◆ **DATASET SECTION**
------------------------------------------------------------
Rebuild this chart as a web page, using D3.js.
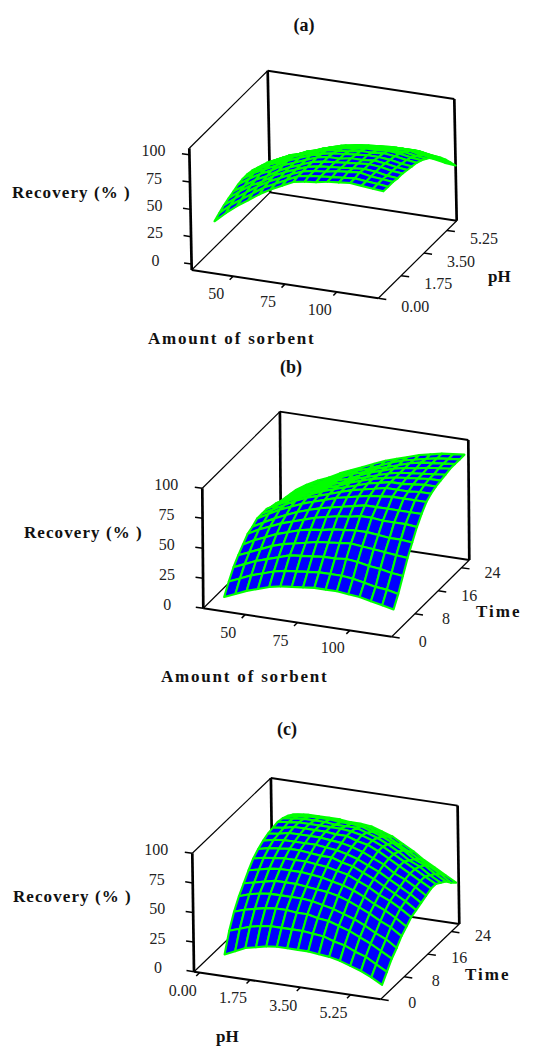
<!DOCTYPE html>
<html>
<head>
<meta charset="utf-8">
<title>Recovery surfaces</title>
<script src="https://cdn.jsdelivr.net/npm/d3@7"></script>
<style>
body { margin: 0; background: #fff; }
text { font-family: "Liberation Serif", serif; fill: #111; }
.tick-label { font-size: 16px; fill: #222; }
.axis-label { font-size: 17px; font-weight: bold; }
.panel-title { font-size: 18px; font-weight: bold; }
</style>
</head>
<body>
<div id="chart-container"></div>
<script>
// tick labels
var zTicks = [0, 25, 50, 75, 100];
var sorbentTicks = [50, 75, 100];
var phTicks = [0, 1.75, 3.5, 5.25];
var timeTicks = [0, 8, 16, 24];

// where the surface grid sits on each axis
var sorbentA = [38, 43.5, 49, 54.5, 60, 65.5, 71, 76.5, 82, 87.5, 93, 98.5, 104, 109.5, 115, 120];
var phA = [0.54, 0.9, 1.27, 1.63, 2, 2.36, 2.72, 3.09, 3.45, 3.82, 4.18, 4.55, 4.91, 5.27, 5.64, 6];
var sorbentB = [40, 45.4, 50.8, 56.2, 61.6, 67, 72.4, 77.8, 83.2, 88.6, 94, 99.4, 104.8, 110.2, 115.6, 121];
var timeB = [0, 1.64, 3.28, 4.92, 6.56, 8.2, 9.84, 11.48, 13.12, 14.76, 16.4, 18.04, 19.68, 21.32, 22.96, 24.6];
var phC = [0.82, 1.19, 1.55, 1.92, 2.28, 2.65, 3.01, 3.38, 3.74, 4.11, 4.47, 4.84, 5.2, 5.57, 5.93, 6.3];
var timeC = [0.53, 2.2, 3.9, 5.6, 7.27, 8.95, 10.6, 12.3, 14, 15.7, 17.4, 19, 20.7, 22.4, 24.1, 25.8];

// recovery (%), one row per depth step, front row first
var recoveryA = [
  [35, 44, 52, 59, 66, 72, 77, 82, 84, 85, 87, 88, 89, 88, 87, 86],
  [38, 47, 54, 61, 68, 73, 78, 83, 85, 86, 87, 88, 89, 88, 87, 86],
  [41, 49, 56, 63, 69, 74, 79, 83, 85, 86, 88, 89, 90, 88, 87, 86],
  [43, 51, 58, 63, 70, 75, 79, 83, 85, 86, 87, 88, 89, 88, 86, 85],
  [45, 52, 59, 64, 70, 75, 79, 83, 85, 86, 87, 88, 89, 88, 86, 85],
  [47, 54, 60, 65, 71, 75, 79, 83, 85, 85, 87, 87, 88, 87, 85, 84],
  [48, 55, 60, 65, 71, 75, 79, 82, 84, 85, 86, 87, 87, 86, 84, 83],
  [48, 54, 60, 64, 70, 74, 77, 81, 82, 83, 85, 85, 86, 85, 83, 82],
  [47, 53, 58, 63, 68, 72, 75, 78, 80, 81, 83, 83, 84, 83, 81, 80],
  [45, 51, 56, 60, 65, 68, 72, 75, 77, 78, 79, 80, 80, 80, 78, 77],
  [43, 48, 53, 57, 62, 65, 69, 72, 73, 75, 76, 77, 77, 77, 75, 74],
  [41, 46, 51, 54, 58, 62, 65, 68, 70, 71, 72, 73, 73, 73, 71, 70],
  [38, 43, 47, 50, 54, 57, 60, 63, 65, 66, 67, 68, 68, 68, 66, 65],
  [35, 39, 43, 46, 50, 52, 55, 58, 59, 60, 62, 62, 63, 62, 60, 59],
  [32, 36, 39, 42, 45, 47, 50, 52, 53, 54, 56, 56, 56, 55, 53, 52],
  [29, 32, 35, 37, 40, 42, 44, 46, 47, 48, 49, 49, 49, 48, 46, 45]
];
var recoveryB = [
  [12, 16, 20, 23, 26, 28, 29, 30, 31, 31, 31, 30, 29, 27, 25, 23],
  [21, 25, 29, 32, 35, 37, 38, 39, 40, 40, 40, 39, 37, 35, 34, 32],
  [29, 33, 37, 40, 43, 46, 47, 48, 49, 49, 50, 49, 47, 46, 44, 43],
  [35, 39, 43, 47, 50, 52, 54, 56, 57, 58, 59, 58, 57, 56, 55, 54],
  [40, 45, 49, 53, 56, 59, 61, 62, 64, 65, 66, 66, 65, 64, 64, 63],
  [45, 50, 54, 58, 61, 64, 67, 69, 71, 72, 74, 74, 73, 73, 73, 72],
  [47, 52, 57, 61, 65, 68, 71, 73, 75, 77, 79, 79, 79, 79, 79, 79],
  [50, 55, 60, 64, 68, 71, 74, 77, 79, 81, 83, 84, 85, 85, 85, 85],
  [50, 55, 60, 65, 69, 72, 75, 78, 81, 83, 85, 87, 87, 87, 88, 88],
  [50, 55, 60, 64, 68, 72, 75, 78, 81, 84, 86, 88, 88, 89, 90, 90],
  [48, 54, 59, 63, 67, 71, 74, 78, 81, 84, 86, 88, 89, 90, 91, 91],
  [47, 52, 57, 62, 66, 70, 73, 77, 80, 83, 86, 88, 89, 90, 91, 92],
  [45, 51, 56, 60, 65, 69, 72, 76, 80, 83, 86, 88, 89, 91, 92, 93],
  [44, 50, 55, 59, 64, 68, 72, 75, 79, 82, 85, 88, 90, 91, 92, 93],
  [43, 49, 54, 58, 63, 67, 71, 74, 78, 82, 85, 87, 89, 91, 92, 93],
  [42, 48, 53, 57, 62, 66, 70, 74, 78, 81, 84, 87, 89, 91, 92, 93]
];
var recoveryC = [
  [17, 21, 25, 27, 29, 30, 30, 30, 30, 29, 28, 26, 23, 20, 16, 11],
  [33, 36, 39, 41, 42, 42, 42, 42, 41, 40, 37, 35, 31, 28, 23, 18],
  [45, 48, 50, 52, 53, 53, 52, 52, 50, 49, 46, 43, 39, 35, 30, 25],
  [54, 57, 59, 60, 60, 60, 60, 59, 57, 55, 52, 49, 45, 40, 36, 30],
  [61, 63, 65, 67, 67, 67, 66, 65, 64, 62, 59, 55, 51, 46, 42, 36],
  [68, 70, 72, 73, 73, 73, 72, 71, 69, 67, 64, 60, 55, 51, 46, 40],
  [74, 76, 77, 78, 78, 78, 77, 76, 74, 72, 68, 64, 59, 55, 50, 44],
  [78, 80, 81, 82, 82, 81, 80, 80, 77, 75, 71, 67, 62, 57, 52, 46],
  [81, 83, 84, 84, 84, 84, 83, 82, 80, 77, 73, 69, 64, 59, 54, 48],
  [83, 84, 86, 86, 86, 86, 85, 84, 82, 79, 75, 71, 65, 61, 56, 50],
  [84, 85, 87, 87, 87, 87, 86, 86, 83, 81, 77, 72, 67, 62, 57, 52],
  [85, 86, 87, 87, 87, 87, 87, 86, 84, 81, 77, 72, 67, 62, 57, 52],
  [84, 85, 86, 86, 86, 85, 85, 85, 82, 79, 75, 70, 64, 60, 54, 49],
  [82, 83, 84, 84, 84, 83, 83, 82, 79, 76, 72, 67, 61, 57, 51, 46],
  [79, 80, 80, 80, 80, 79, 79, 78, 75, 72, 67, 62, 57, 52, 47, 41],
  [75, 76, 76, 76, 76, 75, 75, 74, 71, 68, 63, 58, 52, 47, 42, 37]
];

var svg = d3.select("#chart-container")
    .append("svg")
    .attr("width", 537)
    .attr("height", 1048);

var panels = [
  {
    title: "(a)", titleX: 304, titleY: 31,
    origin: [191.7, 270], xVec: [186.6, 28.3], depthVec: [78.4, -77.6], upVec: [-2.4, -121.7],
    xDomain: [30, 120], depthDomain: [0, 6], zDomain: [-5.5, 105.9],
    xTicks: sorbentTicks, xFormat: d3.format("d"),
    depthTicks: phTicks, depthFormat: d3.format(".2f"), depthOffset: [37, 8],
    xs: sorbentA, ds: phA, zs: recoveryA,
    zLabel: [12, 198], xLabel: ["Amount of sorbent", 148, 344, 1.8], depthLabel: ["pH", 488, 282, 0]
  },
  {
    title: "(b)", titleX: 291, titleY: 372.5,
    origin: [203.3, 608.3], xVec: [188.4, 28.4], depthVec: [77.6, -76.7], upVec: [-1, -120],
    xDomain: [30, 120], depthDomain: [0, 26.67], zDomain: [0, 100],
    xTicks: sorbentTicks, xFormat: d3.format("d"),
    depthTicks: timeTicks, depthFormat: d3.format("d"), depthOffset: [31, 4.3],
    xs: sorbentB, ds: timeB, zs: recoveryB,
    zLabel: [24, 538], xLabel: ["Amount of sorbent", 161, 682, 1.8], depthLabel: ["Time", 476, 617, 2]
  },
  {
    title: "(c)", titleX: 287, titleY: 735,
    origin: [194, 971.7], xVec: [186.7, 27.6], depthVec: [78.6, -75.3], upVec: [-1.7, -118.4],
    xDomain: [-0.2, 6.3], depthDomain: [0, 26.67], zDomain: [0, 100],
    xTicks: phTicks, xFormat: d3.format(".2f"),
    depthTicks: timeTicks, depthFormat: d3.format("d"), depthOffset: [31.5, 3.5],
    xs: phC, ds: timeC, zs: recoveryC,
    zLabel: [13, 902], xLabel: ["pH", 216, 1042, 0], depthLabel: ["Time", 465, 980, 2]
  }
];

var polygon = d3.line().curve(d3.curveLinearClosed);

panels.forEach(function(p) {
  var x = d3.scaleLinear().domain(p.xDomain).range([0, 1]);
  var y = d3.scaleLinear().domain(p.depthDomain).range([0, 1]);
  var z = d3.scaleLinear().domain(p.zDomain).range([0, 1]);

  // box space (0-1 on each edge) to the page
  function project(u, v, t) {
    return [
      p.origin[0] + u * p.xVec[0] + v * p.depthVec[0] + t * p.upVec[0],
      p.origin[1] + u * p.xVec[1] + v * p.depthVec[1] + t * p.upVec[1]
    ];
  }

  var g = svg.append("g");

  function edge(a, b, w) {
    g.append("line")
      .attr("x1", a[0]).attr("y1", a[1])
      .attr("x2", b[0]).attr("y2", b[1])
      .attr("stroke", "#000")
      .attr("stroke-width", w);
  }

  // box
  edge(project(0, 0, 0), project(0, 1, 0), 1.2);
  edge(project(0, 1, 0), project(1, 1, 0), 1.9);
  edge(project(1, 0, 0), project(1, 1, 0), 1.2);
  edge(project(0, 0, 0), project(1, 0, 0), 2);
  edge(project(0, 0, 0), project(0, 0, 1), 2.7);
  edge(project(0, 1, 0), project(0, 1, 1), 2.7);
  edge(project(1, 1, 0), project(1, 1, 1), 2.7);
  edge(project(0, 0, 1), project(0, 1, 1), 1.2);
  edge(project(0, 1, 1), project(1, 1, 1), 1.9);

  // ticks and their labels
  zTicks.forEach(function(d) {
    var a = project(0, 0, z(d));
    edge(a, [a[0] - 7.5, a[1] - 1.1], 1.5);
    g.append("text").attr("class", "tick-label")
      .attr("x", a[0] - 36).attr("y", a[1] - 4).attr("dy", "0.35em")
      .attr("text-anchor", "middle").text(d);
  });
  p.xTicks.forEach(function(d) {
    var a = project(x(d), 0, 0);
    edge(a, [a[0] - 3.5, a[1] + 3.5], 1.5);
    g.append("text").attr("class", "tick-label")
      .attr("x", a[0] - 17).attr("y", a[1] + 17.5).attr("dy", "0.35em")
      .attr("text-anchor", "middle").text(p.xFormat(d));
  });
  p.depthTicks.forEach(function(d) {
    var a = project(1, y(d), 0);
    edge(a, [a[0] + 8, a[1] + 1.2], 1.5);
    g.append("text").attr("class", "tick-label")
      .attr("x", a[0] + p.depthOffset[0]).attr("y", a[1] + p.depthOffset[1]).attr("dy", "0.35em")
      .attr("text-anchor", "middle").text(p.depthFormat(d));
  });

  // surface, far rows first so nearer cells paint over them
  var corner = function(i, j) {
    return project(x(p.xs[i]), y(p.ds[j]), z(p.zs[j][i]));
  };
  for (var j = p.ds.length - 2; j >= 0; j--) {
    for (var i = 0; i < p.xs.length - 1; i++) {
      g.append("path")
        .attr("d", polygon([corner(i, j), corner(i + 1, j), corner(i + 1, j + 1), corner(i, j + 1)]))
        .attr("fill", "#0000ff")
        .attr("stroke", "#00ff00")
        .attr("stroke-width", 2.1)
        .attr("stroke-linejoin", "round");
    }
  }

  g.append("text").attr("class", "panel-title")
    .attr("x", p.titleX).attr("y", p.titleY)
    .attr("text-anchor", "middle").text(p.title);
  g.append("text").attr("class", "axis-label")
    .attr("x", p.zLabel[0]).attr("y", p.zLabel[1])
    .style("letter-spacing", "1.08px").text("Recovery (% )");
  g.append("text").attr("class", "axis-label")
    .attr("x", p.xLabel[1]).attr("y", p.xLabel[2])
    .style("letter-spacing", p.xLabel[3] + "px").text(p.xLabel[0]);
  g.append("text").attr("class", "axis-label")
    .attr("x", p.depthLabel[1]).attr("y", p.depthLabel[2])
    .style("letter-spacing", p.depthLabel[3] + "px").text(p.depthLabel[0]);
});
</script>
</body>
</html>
------------------------------------------------------------
◆ **REQUIRED TASK**
Would you reproduce the lines above, from the very first through the line containing "22.4, 24.1, 25.8];", exactly and without the pictures?

◆ **RESULT FOR THIS EXERCISE**
Rebuild this chart as a web page, using D3.js.
<!DOCTYPE html>
<html>
<head>
<meta charset="utf-8">
<title>Recovery surfaces</title>
<script src="https://cdn.jsdelivr.net/npm/d3@7"></script>
<style>
body { margin: 0; background: #fff; }
text { font-family: "Liberation Serif", serif; fill: #111; }
.tick-label { font-size: 16px; fill: #222; }
.axis-label { font-size: 17px; font-weight: bold; }
.panel-title { font-size: 18px; font-weight: bold; }
</style>
</head>
<body>
<div id="chart-container"></div>
<script>
// tick labels
var zTicks = [0, 25, 50, 75, 100];
var sorbentTicks = [50, 75, 100];
var phTicks = [0, 1.75, 3.5, 5.25];
var timeTicks = [0, 8, 16, 24];

// where the surface grid sits on each axis
var sorbentA = [38, 43.5, 49, 54.5, 60, 65.5, 71, 76.5, 82, 87.5, 93, 98.5, 104, 109.5, 115, 120];
var phA = [0.54, 0.9, 1.27, 1.63, 2, 2.36, 2.72, 3.09, 3.45, 3.82, 4.18, 4.55, 4.91, 5.27, 5.64, 6];
var sorbentB = [40, 45.4, 50.8, 56.2, 61.6, 67, 72.4, 77.8, 83.2, 88.6, 94, 99.4, 104.8, 110.2, 115.6, 121];
var timeB = [0, 1.64, 3.28, 4.92, 6.56, 8.2, 9.84, 11.48, 13.12, 14.76, 16.4, 18.04, 19.68, 21.32, 22.96, 24.6];
var phC = [0.82, 1.19, 1.55, 1.92, 2.28, 2.65, 3.01, 3.38, 3.74, 4.11, 4.47, 4.84, 5.2, 5.57, 5.93, 6.3];
var timeC = [0.53, 2.2, 3.9, 5.6, 7.27, 8.95, 10.6, 12.3, 14, 15.7, 17.4, 19, 20.7, 22.4, 24.1, 25.8];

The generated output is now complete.